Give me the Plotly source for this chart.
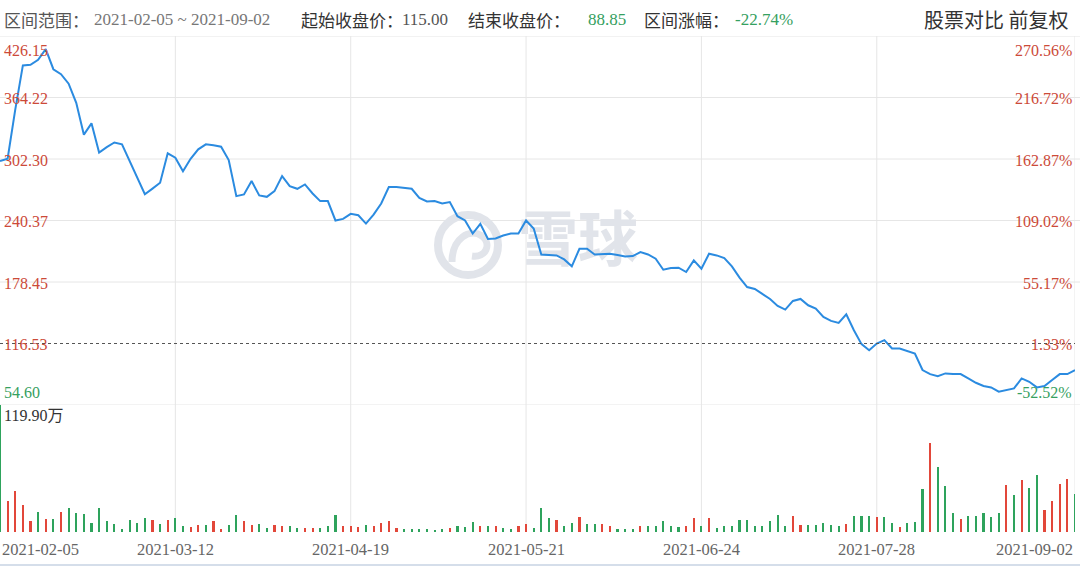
import plotly.graph_objects as go
import pandas as pd

# ---------------- data ----------------
hk_holidays = ["2021-02-12", "2021-02-15", "2021-04-02", "2021-04-05", "2021-04-06",
               "2021-05-19", "2021-06-14", "2021-07-01"]
dates = pd.bdate_range("2021-02-05", "2021-09-02", freq="C",
                       holidays=hk_holidays).strftime("%Y-%m-%d").tolist()

close = [
    300.2, 302.6, 352.0, 396.5, 397.2, 402.2, 413.0, 392.7, 387.7, 378.1,
    358.8, 326.8, 338.2, 308.8, 314.2, 318.9, 317.1, 300.5, 284.8, 266.8,
    272.5, 278.4, 308.0, 303.6, 290.0, 302.5, 312.0, 317.1, 316.1, 314.7,
    301.3, 264.9, 266.6, 280.1, 265.6, 264.2, 270.0, 285.1, 275.0, 272.3,
    276.7, 267.6, 259.9, 259.9, 240.4, 242.0, 247.1, 245.7, 237.3, 246.4,
    257.5, 274.0, 274.0, 273.3, 272.3, 263.2, 259.5, 259.9, 257.5, 258.9,
    244.7, 240.4, 227.2, 237.0, 221.8, 222.2, 225.2, 227.2, 227.2, 240.4,
    232.3, 206.2, 205.9, 205.2, 201.2, 194.2, 211.9, 211.9, 206.2, 206.9,
    206.9, 205.6, 204.2, 204.6, 208.6, 206.2, 201.9, 190.8, 192.5, 192.8,
    188.5, 200.2, 191.8, 206.9, 205.2, 202.5, 194.2, 182.8, 173.4, 171.4,
    166.1, 161.4, 154.4, 150.7, 159.4, 161.4, 155.0, 151.7, 143.3, 139.3,
    137.3, 146.0, 129.9, 115.9, 109.8, 116.5, 119.9, 111.5, 111.5, 109.2,
    106.5, 89.8, 85.7, 83.7, 86.4, 85.7, 85.7, 81.4, 77.0, 73.7,
    72.3, 68.0, 69.7, 71.3, 81.4, 78.0, 72.3, 73.7, 79.7, 85.7,
    85.7, 89.8,
]

volume_wan = [
    119.9, 29.3, 38.8, 25.9, 10.1, 18.6, 12.6, 12.3, 18.9, 22.7,
    17.7, 17.0, 8.5, 22.7, 10.1, 7.3, 3.2, 11.7, 8.5, 13.3,
    11.0, 7.6, 11.0, 13.3, 6.0, 4.7, 6.3, 6.6, 10.4, 3.2,
    6.6, 16.4, 10.4, 6.6, 7.3, 4.1, 6.3, 5.7, 5.4, 3.8,
    4.1, 3.8, 4.1, 6.0, 16.4, 5.4, 5.4, 4.7,
    6.9, 5.4, 8.5, 10.4, 4.1, 2.5, 2.8, 2.8, 2.8, 2.2,
    2.5, 3.8, 6.0, 4.4, 9.8, 6.0, 6.0, 5.4, 3.5, 2.8,
    5.4, 7.3, 4.1, 22.7, 13.3, 11.7, 5.4, 8.8, 14.5, 7.6,
    7.3, 7.3, 5.7, 3.2, 2.8, 2.8, 5.7, 5.7, 5.7, 10.1,
    5.4, 4.4, 5.7, 13.3, 5.7, 13.3, 4.1,
    5.4, 5.4, 11.7, 11.7, 5.4, 6.0, 10.1, 15.8, 6.0, 14.8,
    6.9, 6.9, 6.9, 8.5, 6.9, 5.4, 7.9, 14.8, 14.8, 15.5,
    14.2, 14.2, 8.5, 4.7, 8.5, 9.2, 41.0, 83.6, 60.9, 43.5,
    18.0, 12.6, 14.8, 15.5, 18.0, 14.2, 18.0, 44.8, 35.3, 48.9,
    42.0, 54.0, 21.1, 29.3, 45.1, 49.9, 36.3,
]

# r = up (red), g = down (green)
vol_dir = list(
    "grrrrgrgr" + "ggggggggggg" + "rgrgg" + "rrg" + "rrgg" + "rrgg" + "rrgg" + "rrggg" + "rrr"
    + "grrrr" + "gggggg" + "r" + "ggg" + "r" + "g" + "r" + "gg" + "rr" + "ggg" + "r" + "gg"
    + "r" + "gg" + "rr" + "ggg" + "r" + "ggggg" + "rr" + "g" + "r" + "g"
    + "ggggggggg" + "rr" + "ggggg" + "r" + "ggg" + "r" + "gg" + "r" + "ggg" + "r" + "ggg"
    + "r" + "ggggg" + "r" + "g" + "r" + "gg" + "rrrr" + "g"
)

price_ticks = [426.15, 364.22, 302.30, 240.37, 178.45, 116.53, 54.60]
price_labels = ["426.15", "364.22", "302.30", "240.37", "178.45", "116.53", "54.60"]
pct_labels = ["270.56%", "216.72%", "162.87%", "109.02%", "55.17%", "1.33%", "-52.52%"]
date_ticks = ["2021-02-05", "2021-03-12", "2021-04-19", "2021-05-21",
              "2021-06-24", "2021-07-28", "2021-09-02"]
vol_max = 119.90
vol_max_label = "119.90万"
start_price = "115.00"
end_price = "88.85"
range_change = "-22.74%"
period = "2021-02-05 ~ 2021-09-02"

n = len(dates)
assert n == len(close) == len(volume_wan) == len(vol_dir) == 142
x = list(range(n))

# ---------------- style ----------------
W, H = 1080, 567
ML, MR, MT, MB = 0, 5, 36, 35
PW = W - ML - MR
PH = H - MT - MB
VOL_FRAC = (532 - 405) / PH

RED = "#e2473a"
GREEN = "#2ea35c"
LBL_RED = "#cc4a38"
LBL_GREEN = "#35a060"
GRID = "#e6e6e6"
WM = "#e1e4ea"
NUMFONT = "Liberation Serif, Noto Sans CJK SC, serif"
CJKFONT = "Noto Sans CJK SC, sans-serif"


def px_x(p):
    return (p - ML) / PW


def px_y(p):
    return (H - MB - p) / PH


fig = go.Figure()

# watermark text (drawn first so the line sits on top)
fig.add_trace(go.Scatter(
    x=[px_x(578) * (n - 1)], y=[426.15 - (246 - 36) * (426.15 - 54.60) / 369],
    mode="text", text=["雪球"],
    textfont=dict(size=60, color=WM, family=CJKFONT, weight="bold"),
    hoverinfo="skip", showlegend=False, yaxis="y",
))

fig.add_trace(go.Scatter(
    x=x, y=close, mode="lines",
    line=dict(color="#2b8be0", width=2),
    hoverinfo="skip", showlegend=False, yaxis="y",
))

fig.add_trace(go.Bar(
    x=x, y=volume_wan,
    marker=dict(color=[RED if d == "r" else GREEN for d in vol_dir], line=dict(width=0)),
    width=0.28, hoverinfo="skip", showlegend=False, yaxis="y2",
))

shapes = []
# horizontal grid lines
for p in price_ticks:
    if p == 116.53:
        shapes.append(dict(type="line", xref="paper", yref="y", x0=0, x1=1, y0=p, y1=p,
                           line=dict(color="#555555", width=1, dash="3px,3px"), layer="above"))
    else:
        shapes.append(dict(type="line", xref="paper", yref="y", x0=0, x1=1.005, y0=p, y1=p,
                           line=dict(color=GRID, width=1), layer="below"))
# vertical grid lines
for d in date_ticks[1:-1]:
    i = dates.index(d)
    shapes.append(dict(type="line", xref="x", yref="paper", x0=i, x1=i, y0=0, y1=1,
                       line=dict(color=GRID, width=1), layer="below"))
# right border
shapes.append(dict(type="line", xref="x", yref="paper", x0=n - 1, x1=n - 1, y0=0, y1=1,
                   line=dict(color=GRID, width=1), layer="below"))
# bottom page border
shapes.append(dict(type="line", xref="paper", yref="paper", x0=0, x1=1.005,
                   y0=px_y(565), y1=px_y(565), line=dict(color="#d5deea", width=2), layer="below"))
# watermark logo ring
cx, cy, r = 468, 245, 30
shapes.append(dict(type="circle", xref="paper", yref="paper",
                   x0=px_x(cx - r), x1=px_x(cx + r), y0=px_y(cy + r), y1=px_y(cy - r),
                   line=dict(color=WM, width=8), layer="below"))
pts = [(452, 262), (452, 238), (470, 228), (482, 236), (492, 244), (486, 258), (472, 256)]
pp = [(px_x(a), px_y(b)) for a, b in pts]
path = "M {0},{1} C {2},{3} {4},{5} {6},{7} C {8},{9} {10},{11} {12},{13}".format(
    *[v for q in pp for v in q])
shapes.append(dict(type="path", xref="paper", yref="paper", path=path,
                   line=dict(color=WM, width=7), layer="below"))

ann = []
last = len(price_ticks) - 1
for k, (p, lab, pct) in enumerate(zip(price_ticks, price_labels, pct_labels)):
    col = LBL_GREEN if k == last else LBL_RED
    if k == 0:
        ya, ys = "top", -4
    elif k == last:
        ya, ys = "bottom", 2
    else:
        ya, ys = "middle", -1
    ann.append(dict(xref="paper", yref="y", x=px_x(2), y=p, text=lab, showarrow=False,
                    xanchor="left", yanchor=ya, yshift=ys,
                    font=dict(family=NUMFONT, size=16, color=col)))
    ann.append(dict(xref="paper", yref="y", x=px_x(1074), y=p, text=pct, showarrow=False,
                    xanchor="right", yanchor=ya, yshift=ys,
                    font=dict(family=NUMFONT, size=16, color=col)))

ann.append(dict(xref="paper", yref="paper", x=px_x(2), y=VOL_FRAC, text=vol_max_label,
                showarrow=False, xanchor="left", yanchor="top",
                font=dict(family=NUMFONT, size=16, color="#333333")))

for k, d in enumerate(date_ticks):
    i = dates.index(d)
    xa = "left" if k == 0 else ("right" if k == len(date_ticks) - 1 else "center")
    ann.append(dict(xref="x", yref="paper", x=i, y=px_y(549), text=d, showarrow=False,
                    xanchor=xa, yanchor="middle",
                    font=dict(family=NUMFONT, size=16.5, color="#666666")))

hy = px_y(19)
header = [
    (2, "区间范围：", "#555555", CJKFONT),
    (92, period, "#777777", NUMFONT),
    (299, "起始收盘价：", "#333333", CJKFONT),
    (400, start_price, "#555555", NUMFONT),
    (466, "结束收盘价：", "#333333", CJKFONT),
    (586, end_price, LBL_GREEN, NUMFONT),
    (642, "区间涨幅：", "#333333", CJKFONT),
    (733, range_change, LBL_GREEN, NUMFONT),
]
for px, t, c, f in header:
    ann.append(dict(xref="paper", yref="paper", x=px_x(px), y=hy, text=t, showarrow=False,
                    xanchor="left", yanchor="middle", font=dict(family=f, size=17, color=c)))
ann.append(dict(xref="paper", yref="paper", x=px_x(1070), y=hy, text="股票对比 前复权",
                showarrow=False, xanchor="right", yanchor="middle",
                font=dict(family=CJKFONT, size=20, color="#333333")))

fig.update_layout(
    width=W, height=H,
    margin=dict(l=ML, r=MR, t=MT, b=MB, pad=0),
    paper_bgcolor="white", plot_bgcolor="white",
    showlegend=False,
    bargap=0,
    xaxis=dict(range=[0, n - 1], showgrid=False, zeroline=False, showticklabels=False,
               showline=False, ticks="", anchor="y2", fixedrange=True),
    yaxis=dict(domain=[VOL_FRAC, 1], range=[54.60, 426.15], showgrid=False, zeroline=False,
               showticklabels=False, showline=False, ticks="", fixedrange=True),
    yaxis2=dict(domain=[0, VOL_FRAC], range=[0, vol_max], showgrid=False, zeroline=False,
                showticklabels=False, showline=False, ticks="", fixedrange=True),
    shapes=shapes,
    annotations=ann,
)

fig.write_html("out.html", config={"displayModeBar": False},
               post_script="document.body.style.margin='0px';document.body.style.overflow='hidden';")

▶ Set exercise
Everything from the top line of the data down to and including the line with "import pandas as pd" is to be copied, except the pictures.

▶ Problem solution
Give me the Plotly source for this chart.
import plotly.graph_objects as go
import pandas as pd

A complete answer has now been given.